Studio album by Candlebox
- Released: July 20, 1993
- Recorded: March–April 1993 at London Bridge, Seattle, Washington. "Far Behind" & "You" recorded April 1992 at Robert Lang.
- Genres: Grunge; post-grunge;
- Length: 53:21
- Labels: Maverick; Warner Bros.;
- Producers: Candlebox; Kelly Gray;

Candlebox chronology
|  | Candlebox (1993) | Lucy (1995) |

Singles from Candlebox
- "Change" Released: July 1993; "You" Released: November 30, 1993; "Far Behind" Released: August 22, 1994; "Cover Me" Released: November 11, 1994;

= Candlebox (album) =

Candlebox is the debut album by Seattle rock band Candlebox. It contains their best known hit, "Far Behind", as well as the hit singles "Change", "You" and "Cover Me". Released in 1993, the album has since been certified 4× platinum in the United States.

==Promotion==
The music videos for "Change", "Far Behind" and "You" remained in longstanding rotation on MTV and the latter became two of the most requested videos of 1993, and the former being featured on Beavis and Butt-Head.

Other songs were recorded during the Candlebox sessions and included on other releases. "Can't Give In," for instance, appears on the Airheads film soundtrack. "Pull Away" also served as a B-side to the "You" CD single.

==Reception==

The album has received mixed reviews. In a review for The Village Voice, although he gave the album a C rating, Robert Christgau panned the album and called the band "postgrunge scenesuckers [who] aren't total pop-metal conformists—they're a tad more intense, with sharper drumming." The Philadelphia Inquirer concluded that "underneath all that flannel there's a Ritchie Blackmore's Rainbow cover band just biding its time." Trouser Press opined: "Much as Bon Jovi put a net on hair metal, Candlebox's primary function was to put a final stamp of megaselling irrelevance on the rotten corpse of Big Northwest Noise."

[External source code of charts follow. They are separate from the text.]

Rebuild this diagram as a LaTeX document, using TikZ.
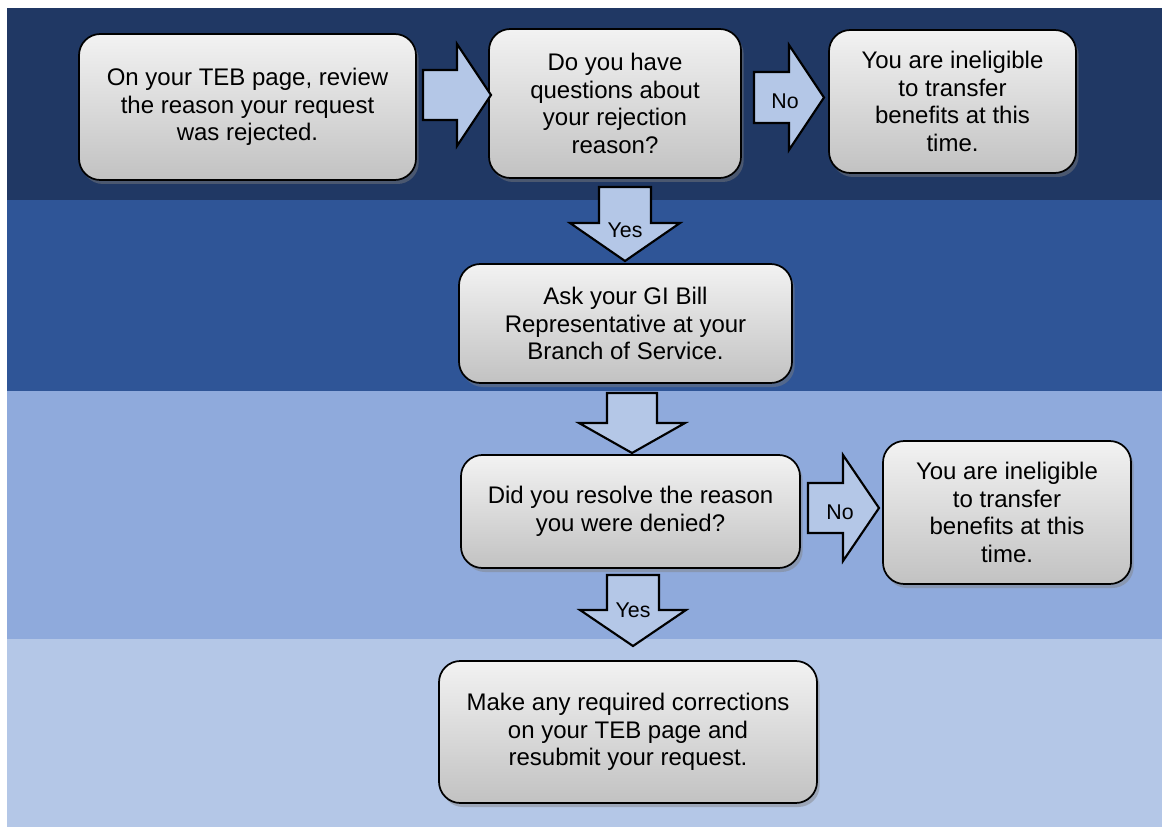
\documentclass[tikz,border=0pt]{standalone}
\usepackage{fontspec}
\setmainfont{Liberation Sans}
\usetikzlibrary{shadows}
\definecolor{bandOne}{HTML}{203864}
\definecolor{bandTwo}{HTML}{2F5597}
\definecolor{bandThree}{HTML}{8FAADC}
\definecolor{bandFour}{HTML}{B4C7E7}
\definecolor{arrowFill}{HTML}{B4C7E7}
\newcommand{\px}{0.75pt}
\tikzset{
  stepbox/.style={draw=black, line width=1.3pt, rounded corners=16pt,
    top color=gray!10, bottom color=gray!48, align=center, inner sep=0pt,
    font=\fontsize{18}{20.6}\selectfont,
    drop shadow={opacity=0.45, shadow xshift=2pt, shadow yshift=-3pt}},
  blockarr/.style={draw=black, line width=1.6pt, fill=arrowFill, line join=miter},
  arrlabel/.style={font=\fontsize{16}{18}\selectfont, inner sep=0pt}
}
\begin{document}
\begin{tikzpicture}[x=\px, y=-\px]
  \useasboundingbox[fill=white] (0,0) rectangle (1162,827);
  % background bands
  \fill[bandOne]   (7,8)   rectangle (1162,200);
  \fill[bandTwo]   (7,200) rectangle (1162,391);
  \fill[bandThree] (7,391) rectangle (1162,639);
  \fill[bandFour]  (7,639) rectangle (1162,827);

  % boxes
  \node[stepbox, minimum width=337*\px, minimum height=146*\px] (review) at (247.5,107)
    {On your TEB page, review\\the reason your request\\was rejected.};
  \node[stepbox, minimum width=252*\px, minimum height=149*\px] (questions) at (615,103.5)
    {Do you have\\questions about\\your rejection\\reason?};
  \node[stepbox, minimum width=247*\px, minimum height=143*\px] (ineligA) at (952.5,101.5)
    {You are ineligible\\to transfer\\benefits at this\\time.};
  \node[stepbox, minimum width=333*\px, minimum height=119*\px] (askrep) at (625.5,323.5)
    {Ask your GI Bill\\Representative at your\\Branch of Service.};
  \node[stepbox, minimum width=339*\px, minimum height=113*\px] (resolved) at (630.5,511.5)
    {Did you resolve the reason\\you were denied?};
  \node[stepbox, minimum width=248*\px, minimum height=143*\px] (ineligB) at (1007,512.5)
    {You are ineligible\\to transfer\\benefits at this\\time.};
  \node[stepbox, minimum width=378*\px, minimum height=142*\px] (resubmit) at (628,732)
    {Make any required corrections\\on your TEB page and\\resubmit your request.};

  % block arrows
  \draw[blockarr] (423,70) -- (457,70) -- (457,44) -- (491,95) -- (457,146) -- (457,120) -- (423,120) -- cycle;
  \draw[blockarr] (754,72) -- (789,72) -- (789,45) -- (824,97.5) -- (789,150) -- (789,123) -- (754,123) -- cycle;
  \draw[blockarr] (599,187) -- (651,187) -- (651,223) -- (680,223) -- (625,261) -- (570,223) -- (599,223) -- cycle;
  \draw[blockarr] (607,393) -- (657,393) -- (657,423) -- (685,423) -- (632,453) -- (579,423) -- (607,423) -- cycle;
  \draw[blockarr] (808,483) -- (843,483) -- (843,455) -- (879,508) -- (843,561) -- (843,533) -- (808,533) -- cycle;
  \draw[blockarr] (607,575) -- (659,575) -- (659,610) -- (686,610) -- (633,646) -- (580,610) -- (607,610) -- cycle;

  \node[arrlabel] (noA)  at (785,101) {No};
  \node[arrlabel] (yesA) at (625,230) {Yes};
  \node[arrlabel] (noB)  at (840,512) {No};
  \node[arrlabel] (yesB) at (633,610) {Yes};
\end{tikzpicture}
\end{document}
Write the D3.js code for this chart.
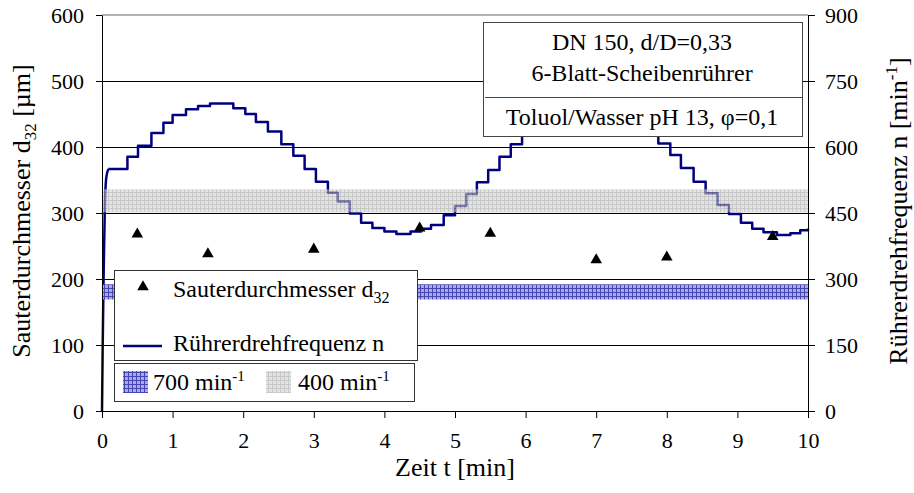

Stephen Thomas Erlewine was more positive, writing for AllMusic: "Candlebox rode the alternative bandwagon to the top of the charts with their self-titled debut album." He also calls the singles "Change", "You" and "Far Behind" "the closest they come to memorable melodies."

Although released in July 1993, Candlebox did not enter the top 10 Billboard 200 until August 1994, upon the success of its third and biggest single "Far Behind", which would reach number 18 on the Hot 100 chart roughly a month later. The album peaked at number seven, Candlebox's highest position so far, and remained on the chart for 104 weeks.

In 2025, Lauryn Schaffner of Loudwire named the album the best post-grunge release of 1993. That same year, she said it was the band's best album.

Professional ratings
Review scores
| Source | Rating |
| AllMusic | Star |
| The Philadelphia Inquirer | Star |
| The Village Voice | C |

==Track listing==
All tracks by Candlebox.

| No. | Title | Length |
|---|---|---|
| 1. | "Don't You" | 3:12 |
| 2. | "Change" | 6:24 |
| 3. | "You" | 4:56 |
| 4. | "No Sense" | 4:49 |
| 5. | "Far Behind" | 4:59 |
| 6. | "Blossom" | 4:30 |
| 7. | "Arrow" | 3:13 |
| 8. | "Rain" | 6:58 |
| 9. | "Mothers Dream" | 4:31 |
| 10. | "Cover Me" | 4:46 |
| 11. | "He Calls Home" | 5:03 |
| Total length: |  | 53:21 |

== Personnel ==

===Band===
- Kevin Martin - lead vocals
- Peter Klett - guitar
- Bardi Martin - bass
- Scott Mercado - drums

===Other===
- Candlebox – producer, mixing
- Kelly Gray – producer, engineer, mixing
- Scott Heard – backing vocals
- Randy Gane – Hammond organ
- Janet Levinson – art direction
- Laurie Lewis – backing vocals
- Jon Plum – producer, engineer
- Kevin Westenberg – photography

==Charts==

===Weekly charts===

| Chart (1993–94) | Peak position |
|---|---|
| US Billboard 200 | 7 |
| US Heatseekers Albums (Billboard) | 1 |

===Year-end charts===

| Chart (1994) | Position |
|---|---|
| US Billboard 200 | 26 |
| Chart (1995) | Position |
| US Billboard 200 | 55 |

==Certifications==

| Region | Certification | Certified units/sales |
| Canada (Music Canada) | Gold | 50,000^{^} |
| United States (RIAA) | 4× Platinum | 4,000,000^{^} |
^{^} Shipments figures based on certification alone.